In this talk, we explore how to identify latent causal factors from unstructured data, whether from passive observations, interventional experiments, or multi-domain datasets. While latent factors are classically uncovered by leveraging their statistical independence, causal representation learning grapples with a thornier challenge: the latent causal factors are often correlated, causally connected, or arbitrarily dependent.
Our key observation is that, despite correlations, the causal connections (or the lack of) among factors leave geometric signatures in the latent factors' support - the ranges of values each can take. Leveraging these signatures, we show that observational data alone can identify the latent factors up to coordinate transformations if they bear no causal links. When causal connections do exist, interventional data can provide geometric clues sufficient for identification. In the most general case of arbitrary dependencies, multi-domain data can separate stable factors from unstable ones. Taken together, these results showcase the unique power of geometric signatures in causal representation learning.
This is joint work with Kartik Ahuja, Yoshua Bengio, Michael Jordan, Divyat Mahajan, and Amin Mansouri.
Bio
Yixin Wang is an assistant professor of statistics at the University of Michigan.

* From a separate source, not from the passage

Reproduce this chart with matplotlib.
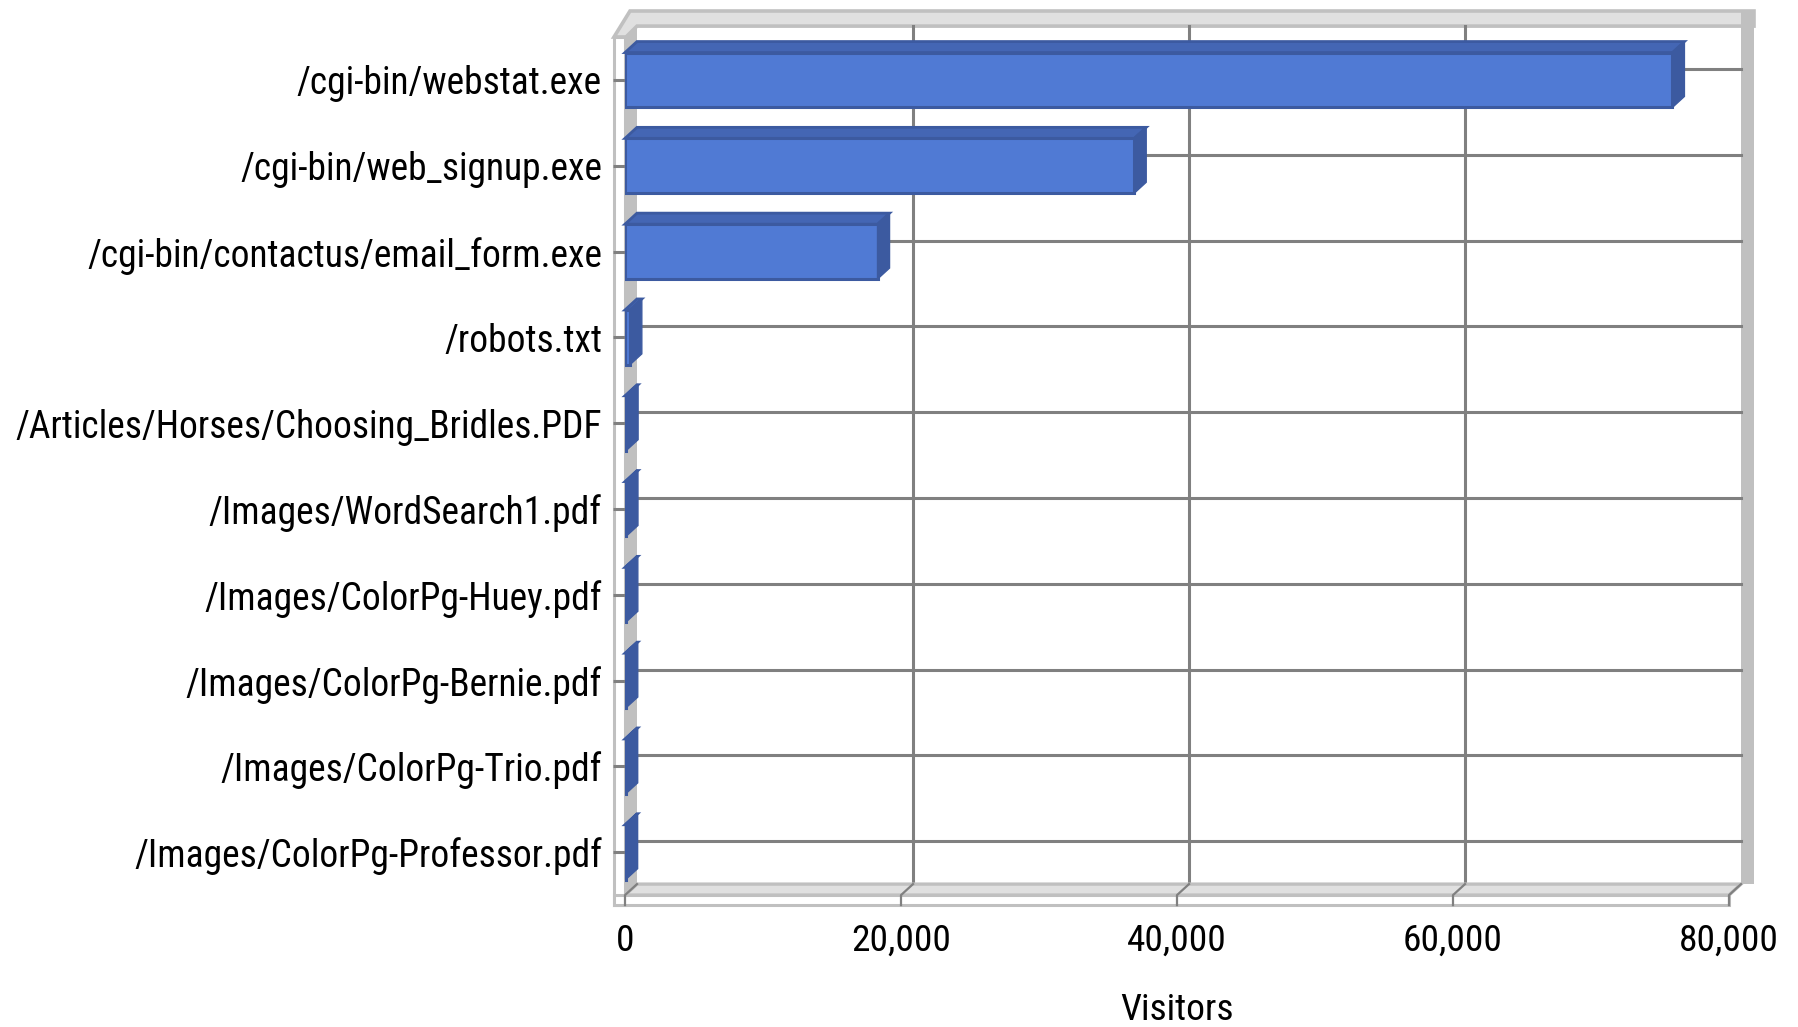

She works in the fields of Bayesian statistics, machine learning, and causal inference. Previously, she was a postdoctoral researcher with Professor Michael Jordan at the University of California, Berkeley. She completed her PhD in statistics at Columbia, advised by Professor David Blei, and her undergraduate studies in mathematics and computer science at the Hong Kong University of Science and Technology. Her research has been recognized by the j-ISBA Blackwell-Rosenbluth Award, ICSA Conference Young Researcher Award, ISBA Savage Award Honorable Mention, ACIC Tom Ten Have Award Honorable Mention, and INFORMS data mining and COPA best paper awards.